The model won’t invoke your forward function with any extra positional or keyword arguments, so you’ll normally attach what you need to the model, as params, dims, attrs, layers, shims or refs. At the beginning of your function, you’ll fetch what you need from the model and carry out your computation. For example, the random_chain_forward function retrieves its child layers and the prob attribute, uses them to compute the output, and then returns it along with the backprop callback. The backprop callback uses some results from the forward’s scope (specifically the two child callbacks and the prob attribute), and returns the gradient of the input.

def random_chain_forward(model: Model, X, is_train: bool):
    child_layer1 = model.layers[0]
    child_layer2 = model.layers[1]
    prob = model.get_attr("prob")
    is_reversed = is_train and prob >= random.random()
    if is_reversed:
        Y, get_dX = child_layer2(X, is_train)
        Z, get_dY = child_layer1(Y, is_train)
    else:
        Y, get_dX = child_layer1(X, is_train)
        Z, get_dY = child_layer2(Y, is_train)

    def backprop(dZ):
        dY = get_dY(dZ)
        dX = get_dX(dY)
        return dX

    return Z, backprop

Instead of defining the forward function separately, it’s sometimes more elegant to write it as a closure within the constructor. This is especially helpful for quick utilities and transforms. If you don’t otherwise need a setting to be accessible from a model or serialized with it, you can simply reference it from the outer scope, rather than passing it in as an attribute. You should avoid referencing child layers in this way, however, as you do need to pass the child layers into the layers list – otherwise they will be not part of the model’s tree.

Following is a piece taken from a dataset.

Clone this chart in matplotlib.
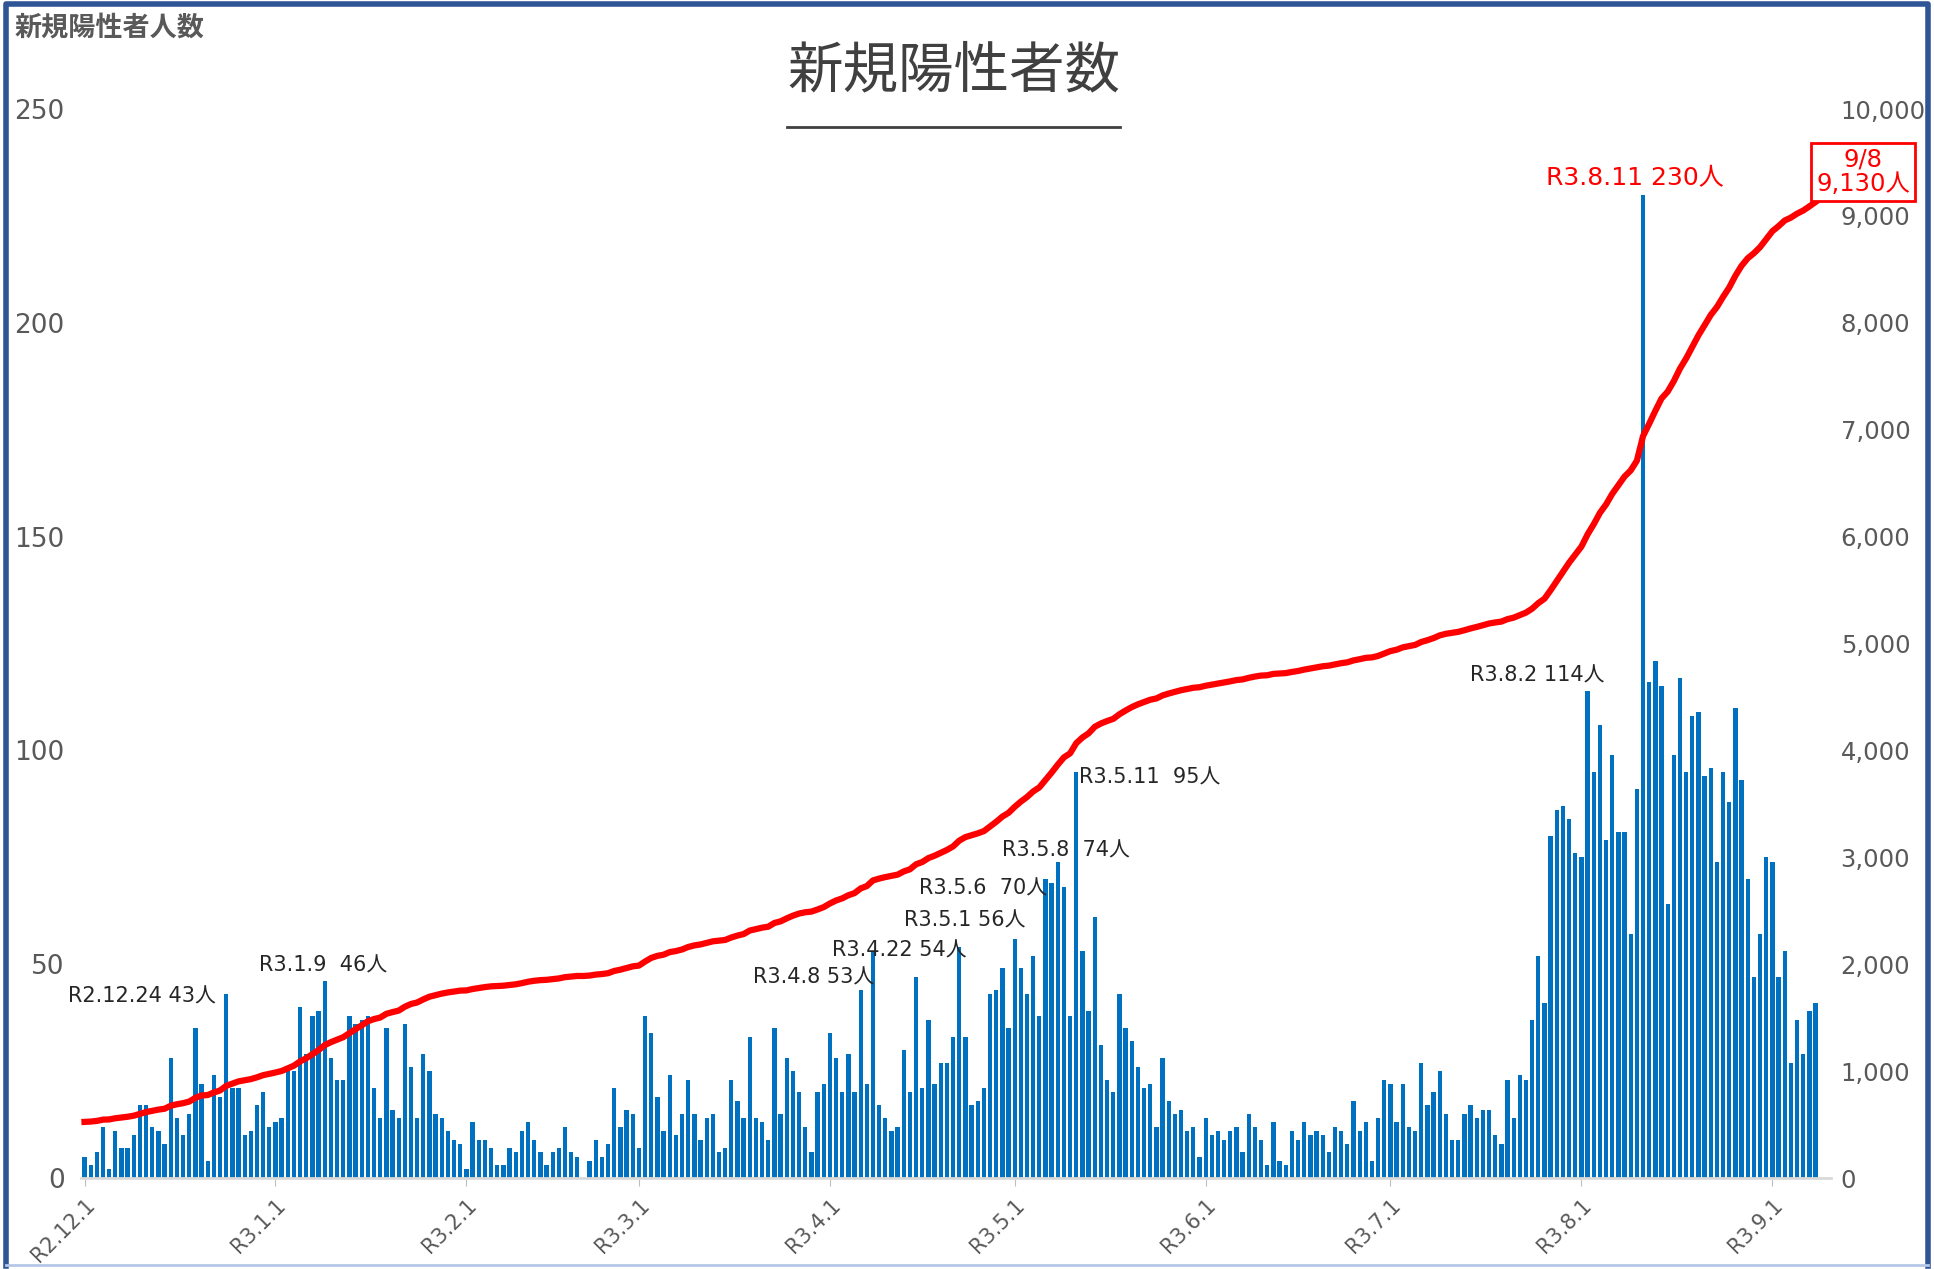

def random_chain(child_layer1, child_layer2, prob=0.2):
    ...
    def random_chain_forward(model: Model, X, is_train: bool):
        # You can define the `forward` function as a closure. If so, it's fine
        # to use attributes from the outer scope, but child layers should be
        # retrieved from the model.
        child_layer1, child_layer2 = model.layers
        is_reversed = is_train and prob >= random.random()
        ...
    ...

Another way to pass data from the constructor into the forward function is partial function application. This is the best approach for static data that will be reliably available at creation and does not need to be serialized. Partial application is also the best way to establish temporary buffers for your forward function to reuse. Reusable buffers can be helpful for performance tuning to prevent repeat additional memory allocation.

There are a few constraints that well-behaved forward functions should follow in order to make them interoperate better with other layers, and to help your code work smoothly in distributed settings. Many of these considerations are less relevant for quick hacks or experimentation, but even if everything stays between you and your editor, you’re likely to find your code easier to work with and reason about if you keep these rules in mind, as they all amount to “avoid unnecessary side-effects”.

  • Params can be read-only. The model.get_params method is allowed to return read-only arrays, or copies of the internal data. You should not assume that in-place changes to the params will have any effect.

  • Inputs can be read-only. You should avoid writing to input variables, but if it’s really necessary for efficiency, you should at least check the array.flags["WRITEABLE"] attribute, and make a copy if necessary. Equally, if it’s crucial for your layer that variables are not written to, use array.setflags(write=False) to prevent any shenanigans.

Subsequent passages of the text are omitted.